** start of RECORDED INFORMATION **

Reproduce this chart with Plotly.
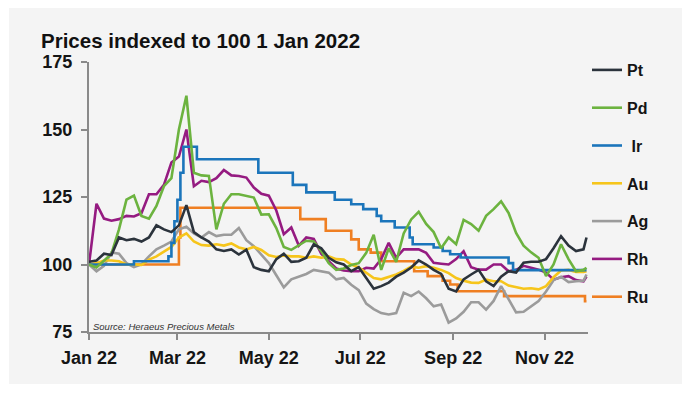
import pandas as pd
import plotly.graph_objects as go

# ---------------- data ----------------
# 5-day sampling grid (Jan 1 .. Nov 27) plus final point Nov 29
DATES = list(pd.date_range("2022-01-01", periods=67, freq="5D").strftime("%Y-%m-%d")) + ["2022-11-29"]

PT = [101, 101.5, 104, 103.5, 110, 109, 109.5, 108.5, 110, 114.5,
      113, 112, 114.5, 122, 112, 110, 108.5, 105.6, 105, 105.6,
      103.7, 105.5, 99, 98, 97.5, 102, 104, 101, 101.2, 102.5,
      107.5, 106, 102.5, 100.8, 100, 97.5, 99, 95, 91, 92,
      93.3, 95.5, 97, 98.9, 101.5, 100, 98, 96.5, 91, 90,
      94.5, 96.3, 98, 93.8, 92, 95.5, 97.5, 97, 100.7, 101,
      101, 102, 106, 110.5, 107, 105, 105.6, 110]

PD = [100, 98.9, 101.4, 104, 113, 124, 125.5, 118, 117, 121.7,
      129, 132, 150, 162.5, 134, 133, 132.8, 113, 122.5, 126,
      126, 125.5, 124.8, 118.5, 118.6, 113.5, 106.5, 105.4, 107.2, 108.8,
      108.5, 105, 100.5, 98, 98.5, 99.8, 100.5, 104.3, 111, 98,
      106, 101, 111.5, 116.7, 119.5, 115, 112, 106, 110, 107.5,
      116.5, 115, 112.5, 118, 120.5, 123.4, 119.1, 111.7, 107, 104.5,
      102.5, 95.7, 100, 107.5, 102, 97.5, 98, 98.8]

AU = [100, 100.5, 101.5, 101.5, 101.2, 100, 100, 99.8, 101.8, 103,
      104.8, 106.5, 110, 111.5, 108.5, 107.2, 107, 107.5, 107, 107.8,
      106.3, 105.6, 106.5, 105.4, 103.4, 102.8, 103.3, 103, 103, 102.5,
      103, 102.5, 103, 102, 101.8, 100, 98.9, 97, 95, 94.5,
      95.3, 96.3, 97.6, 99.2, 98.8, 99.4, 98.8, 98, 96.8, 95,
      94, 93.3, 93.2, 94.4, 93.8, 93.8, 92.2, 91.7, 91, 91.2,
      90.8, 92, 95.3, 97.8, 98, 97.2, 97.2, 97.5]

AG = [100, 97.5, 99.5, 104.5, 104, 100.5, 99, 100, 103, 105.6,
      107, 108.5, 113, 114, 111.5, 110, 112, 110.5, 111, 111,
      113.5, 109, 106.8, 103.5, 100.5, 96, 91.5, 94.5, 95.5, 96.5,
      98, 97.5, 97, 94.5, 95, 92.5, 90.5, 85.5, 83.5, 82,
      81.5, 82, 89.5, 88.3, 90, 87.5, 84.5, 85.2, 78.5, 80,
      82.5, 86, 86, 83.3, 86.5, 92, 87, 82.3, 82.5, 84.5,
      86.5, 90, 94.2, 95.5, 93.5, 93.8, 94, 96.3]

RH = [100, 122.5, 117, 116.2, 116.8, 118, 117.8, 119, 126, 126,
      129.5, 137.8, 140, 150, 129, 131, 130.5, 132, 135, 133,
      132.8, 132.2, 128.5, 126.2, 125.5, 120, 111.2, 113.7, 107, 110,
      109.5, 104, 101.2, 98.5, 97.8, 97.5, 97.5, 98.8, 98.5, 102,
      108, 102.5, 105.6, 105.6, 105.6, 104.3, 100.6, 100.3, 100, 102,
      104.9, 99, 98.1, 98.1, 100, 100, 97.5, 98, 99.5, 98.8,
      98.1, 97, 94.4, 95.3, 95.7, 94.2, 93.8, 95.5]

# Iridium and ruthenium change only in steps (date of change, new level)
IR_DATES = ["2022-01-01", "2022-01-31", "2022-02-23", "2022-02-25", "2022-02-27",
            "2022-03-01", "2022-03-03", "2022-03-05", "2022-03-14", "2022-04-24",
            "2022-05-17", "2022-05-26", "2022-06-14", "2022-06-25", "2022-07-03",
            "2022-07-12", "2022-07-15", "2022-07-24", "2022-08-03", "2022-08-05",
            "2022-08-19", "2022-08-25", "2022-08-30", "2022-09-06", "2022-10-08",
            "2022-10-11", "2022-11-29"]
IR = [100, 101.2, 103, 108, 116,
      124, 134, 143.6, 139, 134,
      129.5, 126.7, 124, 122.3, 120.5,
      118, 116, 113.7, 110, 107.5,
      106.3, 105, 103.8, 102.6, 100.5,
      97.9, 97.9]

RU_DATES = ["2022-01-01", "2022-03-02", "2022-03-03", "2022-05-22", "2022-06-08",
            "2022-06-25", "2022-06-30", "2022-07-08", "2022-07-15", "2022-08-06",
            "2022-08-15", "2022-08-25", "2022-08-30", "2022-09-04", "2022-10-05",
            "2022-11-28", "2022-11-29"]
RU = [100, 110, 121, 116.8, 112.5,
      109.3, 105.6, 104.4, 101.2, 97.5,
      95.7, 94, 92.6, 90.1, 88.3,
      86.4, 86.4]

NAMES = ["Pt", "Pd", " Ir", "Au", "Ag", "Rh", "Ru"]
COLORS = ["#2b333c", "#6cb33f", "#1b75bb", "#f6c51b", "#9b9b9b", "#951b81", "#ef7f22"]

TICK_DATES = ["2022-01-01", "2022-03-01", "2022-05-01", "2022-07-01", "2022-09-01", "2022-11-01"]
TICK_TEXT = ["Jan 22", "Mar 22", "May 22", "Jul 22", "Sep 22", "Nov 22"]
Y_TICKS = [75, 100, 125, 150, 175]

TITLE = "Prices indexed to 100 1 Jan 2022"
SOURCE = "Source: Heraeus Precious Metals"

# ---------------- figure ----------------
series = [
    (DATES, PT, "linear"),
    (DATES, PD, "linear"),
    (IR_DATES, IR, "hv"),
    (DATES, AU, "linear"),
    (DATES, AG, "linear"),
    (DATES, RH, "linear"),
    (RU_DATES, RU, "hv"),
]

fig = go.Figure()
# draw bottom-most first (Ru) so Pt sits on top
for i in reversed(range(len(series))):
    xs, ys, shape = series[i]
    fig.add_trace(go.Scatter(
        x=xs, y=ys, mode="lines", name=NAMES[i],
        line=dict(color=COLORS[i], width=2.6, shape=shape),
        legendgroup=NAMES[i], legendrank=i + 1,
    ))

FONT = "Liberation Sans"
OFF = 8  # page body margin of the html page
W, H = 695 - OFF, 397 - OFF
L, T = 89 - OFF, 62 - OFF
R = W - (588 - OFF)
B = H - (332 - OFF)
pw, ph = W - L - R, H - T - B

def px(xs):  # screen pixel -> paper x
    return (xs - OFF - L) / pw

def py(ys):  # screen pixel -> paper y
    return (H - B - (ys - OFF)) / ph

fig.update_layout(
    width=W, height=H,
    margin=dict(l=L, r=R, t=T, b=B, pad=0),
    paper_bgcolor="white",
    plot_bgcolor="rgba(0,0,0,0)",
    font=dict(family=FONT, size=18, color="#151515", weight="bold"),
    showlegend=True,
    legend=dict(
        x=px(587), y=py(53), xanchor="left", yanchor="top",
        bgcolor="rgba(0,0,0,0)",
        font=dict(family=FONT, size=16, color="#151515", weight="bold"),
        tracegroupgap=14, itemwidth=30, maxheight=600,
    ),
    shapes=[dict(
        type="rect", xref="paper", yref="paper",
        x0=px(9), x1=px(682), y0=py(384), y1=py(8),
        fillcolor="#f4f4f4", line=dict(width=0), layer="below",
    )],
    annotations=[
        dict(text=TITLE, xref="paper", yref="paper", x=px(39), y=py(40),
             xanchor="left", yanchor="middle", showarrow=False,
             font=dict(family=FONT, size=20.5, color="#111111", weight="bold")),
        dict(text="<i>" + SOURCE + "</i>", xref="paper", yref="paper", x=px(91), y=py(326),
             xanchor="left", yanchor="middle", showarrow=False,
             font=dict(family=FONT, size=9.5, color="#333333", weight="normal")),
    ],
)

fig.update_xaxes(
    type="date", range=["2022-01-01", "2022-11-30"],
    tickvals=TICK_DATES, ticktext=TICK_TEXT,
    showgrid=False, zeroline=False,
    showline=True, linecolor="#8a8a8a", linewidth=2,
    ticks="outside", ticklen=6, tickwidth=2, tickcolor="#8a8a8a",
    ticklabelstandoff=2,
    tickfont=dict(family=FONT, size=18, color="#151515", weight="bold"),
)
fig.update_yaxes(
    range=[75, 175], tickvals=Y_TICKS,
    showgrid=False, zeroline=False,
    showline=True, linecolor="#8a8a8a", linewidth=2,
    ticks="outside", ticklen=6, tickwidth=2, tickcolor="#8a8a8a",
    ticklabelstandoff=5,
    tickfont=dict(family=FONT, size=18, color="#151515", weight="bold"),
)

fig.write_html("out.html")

** end of RECORDED INFORMATION **

Extract, word for word, each line from the top of the data down to and including the line with "102.5, 95.7, 100, 107.5, 102, 97.5, 98, 98.8]"; skip the pictures.

Reproduce this chart with Plotly.
import pandas as pd
import plotly.graph_objects as go

# ---------------- data ----------------
# 5-day sampling grid (Jan 1 .. Nov 27) plus final point Nov 29
DATES = list(pd.date_range("2022-01-01", periods=67, freq="5D").strftime("%Y-%m-%d")) + ["2022-11-29"]

PT = [101, 101.5, 104, 103.5, 110, 109, 109.5, 108.5, 110, 114.5,
      113, 112, 114.5, 122, 112, 110, 108.5, 105.6, 105, 105.6,
      103.7, 105.5, 99, 98, 97.5, 102, 104, 101, 101.2, 102.5,
      107.5, 106, 102.5, 100.8, 100, 97.5, 99, 95, 91, 92,
      93.3, 95.5, 97, 98.9, 101.5, 100, 98, 96.5, 91, 90,
      94.5, 96.3, 98, 93.8, 92, 95.5, 97.5, 97, 100.7, 101,
      101, 102, 106, 110.5, 107, 105, 105.6, 110]

PD = [100, 98.9, 101.4, 104, 113, 124, 125.5, 118, 117, 121.7,
      129, 132, 150, 162.5, 134, 133, 132.8, 113, 122.5, 126,
      126, 125.5, 124.8, 118.5, 118.6, 113.5, 106.5, 105.4, 107.2, 108.8,
      108.5, 105, 100.5, 98, 98.5, 99.8, 100.5, 104.3, 111, 98,
      106, 101, 111.5, 116.7, 119.5, 115, 112, 106, 110, 107.5,
      116.5, 115, 112.5, 118, 120.5, 123.4, 119.1, 111.7, 107, 104.5,
      102.5, 95.7, 100, 107.5, 102, 97.5, 98, 98.8]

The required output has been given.